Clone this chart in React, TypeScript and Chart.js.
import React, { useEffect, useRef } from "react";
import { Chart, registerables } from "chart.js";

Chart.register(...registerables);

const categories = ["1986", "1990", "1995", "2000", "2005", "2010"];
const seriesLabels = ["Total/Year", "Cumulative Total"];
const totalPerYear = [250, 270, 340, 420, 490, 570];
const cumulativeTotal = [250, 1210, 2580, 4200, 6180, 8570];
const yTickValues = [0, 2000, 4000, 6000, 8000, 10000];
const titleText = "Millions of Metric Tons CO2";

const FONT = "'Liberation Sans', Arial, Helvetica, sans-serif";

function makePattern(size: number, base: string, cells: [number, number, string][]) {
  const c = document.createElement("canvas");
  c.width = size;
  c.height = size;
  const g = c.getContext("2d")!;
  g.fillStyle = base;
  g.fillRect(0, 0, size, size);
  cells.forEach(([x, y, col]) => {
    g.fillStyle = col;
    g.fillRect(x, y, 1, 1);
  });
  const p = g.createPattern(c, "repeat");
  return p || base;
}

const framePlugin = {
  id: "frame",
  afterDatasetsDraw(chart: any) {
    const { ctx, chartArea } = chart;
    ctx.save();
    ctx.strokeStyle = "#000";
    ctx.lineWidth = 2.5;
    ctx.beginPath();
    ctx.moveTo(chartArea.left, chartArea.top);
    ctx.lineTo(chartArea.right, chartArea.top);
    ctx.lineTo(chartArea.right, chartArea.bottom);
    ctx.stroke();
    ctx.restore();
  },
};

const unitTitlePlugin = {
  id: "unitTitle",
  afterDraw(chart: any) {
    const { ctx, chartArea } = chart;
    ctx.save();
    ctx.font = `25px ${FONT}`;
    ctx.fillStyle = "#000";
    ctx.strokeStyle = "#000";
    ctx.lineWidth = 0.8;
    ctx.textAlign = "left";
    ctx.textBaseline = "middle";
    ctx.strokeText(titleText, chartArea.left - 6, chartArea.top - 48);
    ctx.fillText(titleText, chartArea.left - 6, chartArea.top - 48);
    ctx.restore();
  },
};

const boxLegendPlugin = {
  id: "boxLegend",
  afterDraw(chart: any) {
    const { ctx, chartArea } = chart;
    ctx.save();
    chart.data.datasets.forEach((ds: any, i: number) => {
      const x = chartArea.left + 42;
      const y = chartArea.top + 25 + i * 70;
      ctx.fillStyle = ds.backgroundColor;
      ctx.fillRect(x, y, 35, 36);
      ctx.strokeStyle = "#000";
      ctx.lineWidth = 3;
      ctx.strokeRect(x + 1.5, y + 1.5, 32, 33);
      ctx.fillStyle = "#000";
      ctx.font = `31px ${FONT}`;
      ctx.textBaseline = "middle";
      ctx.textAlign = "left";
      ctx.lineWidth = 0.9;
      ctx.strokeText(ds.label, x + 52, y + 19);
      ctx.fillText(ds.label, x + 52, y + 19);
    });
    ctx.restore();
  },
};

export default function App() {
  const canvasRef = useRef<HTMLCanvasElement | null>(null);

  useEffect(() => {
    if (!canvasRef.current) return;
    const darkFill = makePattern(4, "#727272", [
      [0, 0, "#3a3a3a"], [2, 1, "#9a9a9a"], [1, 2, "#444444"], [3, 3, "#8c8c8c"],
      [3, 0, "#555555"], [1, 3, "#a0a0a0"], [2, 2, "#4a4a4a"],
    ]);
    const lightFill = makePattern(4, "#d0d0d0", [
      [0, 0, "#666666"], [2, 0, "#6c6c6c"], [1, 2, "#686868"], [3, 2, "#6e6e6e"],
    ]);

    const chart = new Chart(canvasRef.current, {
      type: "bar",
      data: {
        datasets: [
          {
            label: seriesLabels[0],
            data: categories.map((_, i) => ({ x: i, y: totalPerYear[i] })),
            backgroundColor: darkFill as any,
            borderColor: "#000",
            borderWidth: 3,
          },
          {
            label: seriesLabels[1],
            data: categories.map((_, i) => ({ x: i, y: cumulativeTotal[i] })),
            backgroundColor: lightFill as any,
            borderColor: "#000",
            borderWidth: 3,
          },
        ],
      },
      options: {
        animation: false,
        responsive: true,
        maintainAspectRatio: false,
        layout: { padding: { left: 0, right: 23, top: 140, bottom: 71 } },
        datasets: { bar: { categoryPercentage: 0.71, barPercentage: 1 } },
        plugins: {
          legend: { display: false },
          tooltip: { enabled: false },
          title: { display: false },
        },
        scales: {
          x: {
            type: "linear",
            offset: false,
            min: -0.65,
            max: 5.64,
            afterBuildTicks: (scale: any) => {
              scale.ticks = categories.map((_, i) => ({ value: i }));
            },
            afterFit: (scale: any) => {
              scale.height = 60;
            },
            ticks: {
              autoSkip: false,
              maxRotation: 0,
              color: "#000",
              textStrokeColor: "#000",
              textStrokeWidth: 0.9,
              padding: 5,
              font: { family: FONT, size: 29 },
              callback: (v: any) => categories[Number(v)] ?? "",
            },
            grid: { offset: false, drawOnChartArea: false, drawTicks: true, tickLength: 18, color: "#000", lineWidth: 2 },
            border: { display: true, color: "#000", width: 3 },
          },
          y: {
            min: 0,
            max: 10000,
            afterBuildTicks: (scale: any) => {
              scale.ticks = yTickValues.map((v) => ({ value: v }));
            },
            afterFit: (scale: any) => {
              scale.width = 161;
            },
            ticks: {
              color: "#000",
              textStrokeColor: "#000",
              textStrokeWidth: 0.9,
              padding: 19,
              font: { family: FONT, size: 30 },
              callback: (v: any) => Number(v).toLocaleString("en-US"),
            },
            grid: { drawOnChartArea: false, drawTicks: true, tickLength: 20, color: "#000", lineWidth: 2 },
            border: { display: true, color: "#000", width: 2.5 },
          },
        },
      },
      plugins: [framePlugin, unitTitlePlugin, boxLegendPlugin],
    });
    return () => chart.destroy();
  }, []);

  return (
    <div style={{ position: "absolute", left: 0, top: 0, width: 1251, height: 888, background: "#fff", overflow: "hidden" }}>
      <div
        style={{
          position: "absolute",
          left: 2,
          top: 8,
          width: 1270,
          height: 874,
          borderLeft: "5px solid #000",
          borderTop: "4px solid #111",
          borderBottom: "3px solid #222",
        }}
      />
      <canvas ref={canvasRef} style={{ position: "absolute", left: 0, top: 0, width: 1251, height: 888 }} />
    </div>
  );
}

==*==

Starting at the first line of the listing, retype every line up to and including the one with "Chart.register(...registerables);".

Clone this chart in React, TypeScript and Chart.js.
import React, { useEffect, useRef } from "react";
import { Chart, registerables } from "chart.js";

Chart.register(...registerables);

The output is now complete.